** begin Data **
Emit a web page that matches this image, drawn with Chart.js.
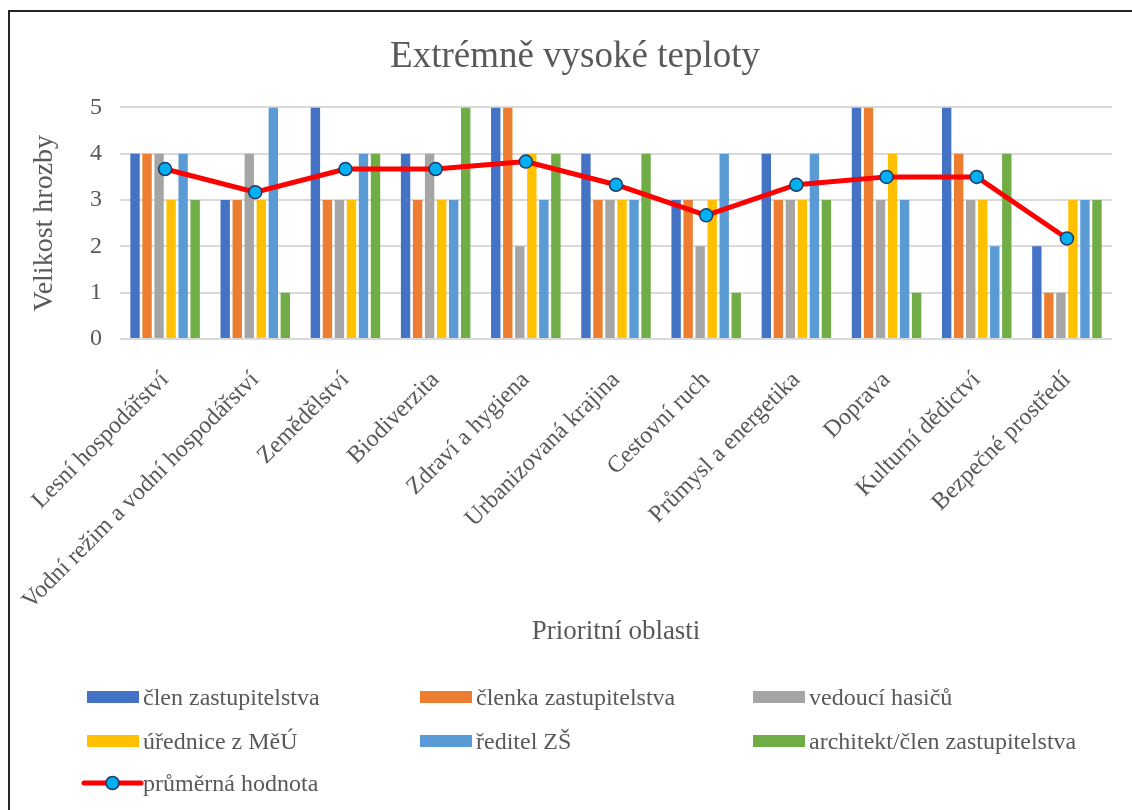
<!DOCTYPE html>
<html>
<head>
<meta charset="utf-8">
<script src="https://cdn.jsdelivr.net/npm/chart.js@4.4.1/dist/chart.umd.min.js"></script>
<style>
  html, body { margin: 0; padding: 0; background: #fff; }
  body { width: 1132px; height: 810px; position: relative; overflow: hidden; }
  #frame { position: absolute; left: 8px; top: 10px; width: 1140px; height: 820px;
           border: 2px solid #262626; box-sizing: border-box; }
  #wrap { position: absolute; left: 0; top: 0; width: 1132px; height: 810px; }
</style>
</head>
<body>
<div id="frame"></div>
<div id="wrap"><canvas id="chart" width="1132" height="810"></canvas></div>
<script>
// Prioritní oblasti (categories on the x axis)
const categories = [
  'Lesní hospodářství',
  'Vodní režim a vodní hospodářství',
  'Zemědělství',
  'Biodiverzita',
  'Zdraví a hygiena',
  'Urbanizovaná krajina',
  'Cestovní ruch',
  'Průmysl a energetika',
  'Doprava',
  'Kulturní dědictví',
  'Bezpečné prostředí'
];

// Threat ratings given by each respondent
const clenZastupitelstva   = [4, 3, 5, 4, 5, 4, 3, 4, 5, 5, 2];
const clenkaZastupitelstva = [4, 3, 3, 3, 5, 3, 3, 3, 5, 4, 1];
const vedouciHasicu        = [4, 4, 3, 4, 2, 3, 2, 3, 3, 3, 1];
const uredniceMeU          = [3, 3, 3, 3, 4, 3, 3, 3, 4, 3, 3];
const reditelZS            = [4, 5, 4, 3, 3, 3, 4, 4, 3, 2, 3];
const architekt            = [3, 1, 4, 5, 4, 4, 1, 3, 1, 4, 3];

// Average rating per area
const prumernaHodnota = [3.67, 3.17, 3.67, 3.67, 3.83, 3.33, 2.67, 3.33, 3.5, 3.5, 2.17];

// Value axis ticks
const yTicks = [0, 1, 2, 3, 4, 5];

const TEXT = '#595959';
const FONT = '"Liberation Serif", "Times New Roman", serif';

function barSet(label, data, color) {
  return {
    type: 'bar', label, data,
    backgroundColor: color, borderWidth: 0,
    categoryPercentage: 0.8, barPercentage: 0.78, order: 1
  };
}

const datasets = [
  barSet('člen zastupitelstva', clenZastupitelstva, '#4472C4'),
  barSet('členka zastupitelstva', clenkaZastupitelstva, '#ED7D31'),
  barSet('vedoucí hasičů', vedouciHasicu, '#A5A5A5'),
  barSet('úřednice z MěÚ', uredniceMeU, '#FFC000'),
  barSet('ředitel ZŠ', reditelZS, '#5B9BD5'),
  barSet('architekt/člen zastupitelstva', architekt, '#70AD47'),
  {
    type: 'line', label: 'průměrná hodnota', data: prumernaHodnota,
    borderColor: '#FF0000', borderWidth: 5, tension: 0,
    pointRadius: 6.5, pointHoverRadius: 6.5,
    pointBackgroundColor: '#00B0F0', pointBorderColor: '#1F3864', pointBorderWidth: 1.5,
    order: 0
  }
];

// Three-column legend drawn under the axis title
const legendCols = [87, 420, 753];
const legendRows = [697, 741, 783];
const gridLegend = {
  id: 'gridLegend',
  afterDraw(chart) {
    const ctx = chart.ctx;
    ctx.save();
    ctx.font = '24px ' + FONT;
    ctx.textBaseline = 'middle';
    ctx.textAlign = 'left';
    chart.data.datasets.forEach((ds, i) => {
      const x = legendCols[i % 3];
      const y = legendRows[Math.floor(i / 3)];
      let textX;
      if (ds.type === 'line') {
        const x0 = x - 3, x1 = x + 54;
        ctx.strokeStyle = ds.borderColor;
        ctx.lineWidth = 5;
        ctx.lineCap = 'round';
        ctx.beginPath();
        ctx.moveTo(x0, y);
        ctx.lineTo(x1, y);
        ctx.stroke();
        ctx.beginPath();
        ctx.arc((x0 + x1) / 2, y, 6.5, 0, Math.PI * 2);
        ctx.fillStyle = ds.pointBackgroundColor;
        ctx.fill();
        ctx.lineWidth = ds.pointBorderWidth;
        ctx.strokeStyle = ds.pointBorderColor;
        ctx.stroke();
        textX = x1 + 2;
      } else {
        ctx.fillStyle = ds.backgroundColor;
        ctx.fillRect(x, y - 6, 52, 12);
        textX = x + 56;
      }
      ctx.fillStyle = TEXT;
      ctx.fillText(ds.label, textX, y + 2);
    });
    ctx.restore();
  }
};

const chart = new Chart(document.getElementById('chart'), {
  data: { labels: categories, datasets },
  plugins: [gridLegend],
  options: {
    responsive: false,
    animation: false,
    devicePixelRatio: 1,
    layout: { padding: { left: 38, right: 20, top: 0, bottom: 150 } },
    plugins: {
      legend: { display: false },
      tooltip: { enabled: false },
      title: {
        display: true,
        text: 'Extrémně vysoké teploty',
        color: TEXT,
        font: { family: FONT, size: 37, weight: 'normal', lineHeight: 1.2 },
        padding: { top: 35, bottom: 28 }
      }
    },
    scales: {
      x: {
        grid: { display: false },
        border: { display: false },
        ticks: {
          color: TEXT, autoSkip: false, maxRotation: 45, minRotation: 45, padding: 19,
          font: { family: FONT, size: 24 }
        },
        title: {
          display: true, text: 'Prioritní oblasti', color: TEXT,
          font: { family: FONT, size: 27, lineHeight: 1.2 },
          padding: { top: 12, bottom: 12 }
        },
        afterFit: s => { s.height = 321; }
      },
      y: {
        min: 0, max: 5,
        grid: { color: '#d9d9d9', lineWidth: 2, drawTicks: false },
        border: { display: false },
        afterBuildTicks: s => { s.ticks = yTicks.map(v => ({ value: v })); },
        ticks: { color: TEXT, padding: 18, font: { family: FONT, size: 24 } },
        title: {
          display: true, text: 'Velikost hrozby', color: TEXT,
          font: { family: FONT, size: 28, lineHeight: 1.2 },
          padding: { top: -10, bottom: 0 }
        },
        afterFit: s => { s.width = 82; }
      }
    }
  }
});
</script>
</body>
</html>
** end Data **
Reproduce the whole listing exactly, but not the images in it.

> Solved exercise:
Emit a web page that matches this image, drawn with Chart.js.
<!DOCTYPE html>
<html>
<head>
<meta charset="utf-8">
<script src="https://cdn.jsdelivr.net/npm/chart.js@4.4.1/dist/chart.umd.min.js"></script>
<style>
  html, body { margin: 0; padding: 0; background: #fff; }
  body { width: 1132px; height: 810px; position: relative; overflow: hidden; }
  #frame { position: absolute; left: 8px; top: 10px; width: 1140px; height: 820px;
           border: 2px solid #262626; box-sizing: border-box; }
  #wrap { position: absolute; left: 0; top: 0; width: 1132px; height: 810px; }
</style>
</head>
<body>
<div id="frame"></div>
<div id="wrap"><canvas id="chart" width="1132" height="810"></canvas></div>
<script>
// Prioritní oblasti (categories on the x axis)
const categories = [
  'Lesní hospodářství',
  'Vodní režim a vodní hospodářství',
  'Zemědělství',
  'Biodiverzita',
  'Zdraví a hygiena',
  'Urbanizovaná krajina',
  'Cestovní ruch',
  'Průmysl a energetika',
  'Doprava',
  'Kulturní dědictví',
  'Bezpečné prostředí'
];

// Threat ratings given by each respondent
const clenZastupitelstva   = [4, 3, 5, 4, 5, 4, 3, 4, 5, 5, 2];
const clenkaZastupitelstva = [4, 3, 3, 3, 5, 3, 3, 3, 5, 4, 1];
const vedouciHasicu        = [4, 4, 3, 4, 2, 3, 2, 3, 3, 3, 1];
const uredniceMeU          = [3, 3, 3, 3, 4, 3, 3, 3, 4, 3, 3];
const reditelZS            = [4, 5, 4, 3, 3, 3, 4, 4, 3, 2, 3];
const architekt            = [3, 1, 4, 5, 4, 4, 1, 3, 1, 4, 3];

// Average rating per area
const prumernaHodnota = [3.67, 3.17, 3.67, 3.67, 3.83, 3.33, 2.67, 3.33, 3.5, 3.5, 2.17];

// Value axis ticks
const yTicks = [0, 1, 2, 3, 4, 5];

const TEXT = '#595959';
const FONT = '"Liberation Serif", "Times New Roman", serif';

function barSet(label, data, color) {
  return {
    type: 'bar', label, data,
    backgroundColor: color, borderWidth: 0,
    categoryPercentage: 0.8, barPercentage: 0.78, order: 1
  };
}

const datasets = [
  barSet('člen zastupitelstva', clenZastupitelstva, '#4472C4'),
  barSet('členka zastupitelstva', clenkaZastupitelstva, '#ED7D31'),
  barSet('vedoucí hasičů', vedouciHasicu, '#A5A5A5'),
  barSet('úřednice z MěÚ', uredniceMeU, '#FFC000'),
  barSet('ředitel ZŠ', reditelZS, '#5B9BD5'),
  barSet('architekt/člen zastupitelstva', architekt, '#70AD47'),
  {
    type: 'line', label: 'průměrná hodnota', data: prumernaHodnota,
    borderColor: '#FF0000', borderWidth: 5, tension: 0,
    pointRadius: 6.5, pointHoverRadius: 6.5,
    pointBackgroundColor: '#00B0F0', pointBorderColor: '#1F3864', pointBorderWidth: 1.5,
    order: 0
  }
];

// Three-column legend drawn under the axis title
const legendCols = [87, 420, 753];
const legendRows = [697, 741, 783];
const gridLegend = {
  id: 'gridLegend',
  afterDraw(chart) {
    const ctx = chart.ctx;
    ctx.save();
    ctx.font = '24px ' + FONT;
    ctx.textBaseline = 'middle';
    ctx.textAlign = 'left';
    chart.data.datasets.forEach((ds, i) => {
      const x = legendCols[i % 3];
      const y = legendRows[Math.floor(i / 3)];
      let textX;
      if (ds.type === 'line') {
        const x0 = x - 3, x1 = x + 54;
        ctx.strokeStyle = ds.borderColor;
        ctx.lineWidth = 5;
        ctx.lineCap = 'round';
        ctx.beginPath();
        ctx.moveTo(x0, y);
        ctx.lineTo(x1, y);
        ctx.stroke();
        ctx.beginPath();
        ctx.arc((x0 + x1) / 2, y, 6.5, 0, Math.PI * 2);
        ctx.fillStyle = ds.pointBackgroundColor;
        ctx.fill();
        ctx.lineWidth = ds.pointBorderWidth;
        ctx.strokeStyle = ds.pointBorderColor;
        ctx.stroke();
        textX = x1 + 2;
      } else {
        ctx.fillStyle = ds.backgroundColor;
        ctx.fillRect(x, y - 6, 52, 12);
        textX = x + 56;
      }
      ctx.fillStyle = TEXT;
      ctx.fillText(ds.label, textX, y + 2);
    });
    ctx.restore();
  }
};

const chart = new Chart(document.getElementById('chart'), {
  data: { labels: categories, datasets },
  plugins: [gridLegend],
  options: {
    responsive: false,
    animation: false,
    devicePixelRatio: 1,
    layout: { padding: { left: 38, right: 20, top: 0, bottom: 150 } },
    plugins: {
      legend: { display: false },
      tooltip: { enabled: false },
      title: {
        display: true,
        text: 'Extrémně vysoké teploty',
        color: TEXT,
        font: { family: FONT, size: 37, weight: 'normal', lineHeight: 1.2 },
        padding: { top: 35, bottom: 28 }
      }
    },
    scales: {
      x: {
        grid: { display: false },
        border: { display: false },
        ticks: {
          color: TEXT, autoSkip: false, maxRotation: 45, minRotation: 45, padding: 19,
          font: { family: FONT, size: 24 }
        },
        title: {
          display: true, text: 'Prioritní oblasti', color: TEXT,
          font: { family: FONT, size: 27, lineHeight: 1.2 },
          padding: { top: 12, bottom: 12 }
        },
        afterFit: s => { s.height = 321; }
      },
      y: {
        min: 0, max: 5,
        grid: { color: '#d9d9d9', lineWidth: 2, drawTicks: false },
        border: { display: false },
        afterBuildTicks: s => { s.ticks = yTicks.map(v => ({ value: v })); },
        ticks: { color: TEXT, padding: 18, font: { family: FONT, size: 24 } },
        title: {
          display: true, text: 'Velikost hrozby', color: TEXT,
          font: { family: FONT, size: 28, lineHeight: 1.2 },
          padding: { top: -10, bottom: 0 }
        },
        afterFit: s => { s.width = 82; }
      }
    }
  }
});
</script>
</body>
</html>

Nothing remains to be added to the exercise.